Now what happens to everyone and their positions?
- Common stockholders in resolved institutions are wiped out. They get nothing.
- Bondholders become either stockholders or are, potentially, protected, depending on their seniority and position. JP Morgan ($812b), Citibank ($664b), Bank of America ($890b), Wells ($213b) and Goldman ($393b) have approximately $3 trillion in bondholder equity between them. To this limit within each firm there are no FDIC losses to be incurred. Goldman, as a non-retail bank, has no deposits to protect at all. It is my belief that of the “Big 5” all of them can be resolved through this process without any FDIC loss.
- The MBS holders who bought fraudulent securities are made whole. These are pension funds and other investors – literally almost every American who has some sort of retirement fund. These same institutions wind up as equity holders in the big banks if they held bank debt – so while they will take cash losses in the debt, they will offset that with par recoveries on the MBS, and they will have a stake in the resolved institutions and be the ones who have control and profit from their operations on a forward basis.

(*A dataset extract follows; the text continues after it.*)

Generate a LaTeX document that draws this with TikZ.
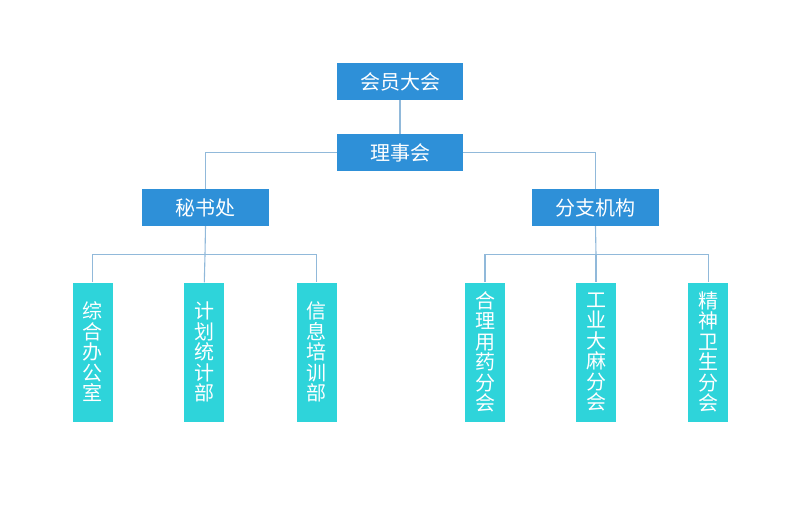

- There is no “collapse” of the banking system, the payments system, or the economy. What there is, however, is a clearing of huge amounts of derivative exposure that has never been able to be covered, all of the fraudulent MBS, and a huge amount of bogus debt that is being held on and off bank balance sheets. Wells $1+ trillion in off-balance-sheet exposure, for example, is marked to the market and the bogus part of it, whatever it is, disappears.
- The “moral hazard”, “too big to fail” and “too big to jail” rubric and BS games are over. By referring all control frauds to prosecutors, we put a stop to the games and provide ample evidence that they will remain unprofitable into the future.
- Lending costs drop dramatically and the economy clears. Right now there is a huge imputed “tax” on all transactions through the financial system that in many cases exceeds the actual interest cost! In addition dollar debasement from all the “QE” nonsense has gone into commodity price ramps and will shortly show up on the store shelves. This money is being funneled to these insolvent institutions to keep them afloat behind your back. We are talking about hundreds of billions of dollars a year that immediately becomes available in the economy in general. To put this in perspective this is likely around 2% of GDP that would show up in the economy immediately. That’s a huge increase, given the just-reported numbers – a near-doubling! This would be offset by all the newly-unemployed Wall Street Bankers who would no longer have their $500,000 salaries that they’re siphoning off from the rest of the economy, so it’s not all going to go to the bottom line. But to the extent that any of this goes into capital formation (and plenty of it would, including, I suspect, some new Wall Street institutions) the net impact would be insanely positive for the nation as a whole.
- Unemployment would initially spike higher, but as replacement institutions sprung up it would quickly be absorbed into the new, lower-cost environment. Again, while the short-term impact would look very bad, it wouldn’t stay that way for long – months at worst.
In confluence with this The Federal Government should announce an expedited consumer bankruptcy authority. Since the banks now have their assets marked to the actual value, there is no harm to be had to the banks by doing this. There is, however, the ability to transfer assets to those who can afford them (at the current market price) and free consumers to actually discretionary income again, which is necessary for true recovery. Let everyone have one bite at this apple – you can go in, you lose the assets, you also lose the debt.
We need to do this, and do it now. What we cannot afford is an economic incident of some sort that winds up creating another crisis situation that happens in an uncontrolled fashion.
It’s time to do the right thing Mr. President.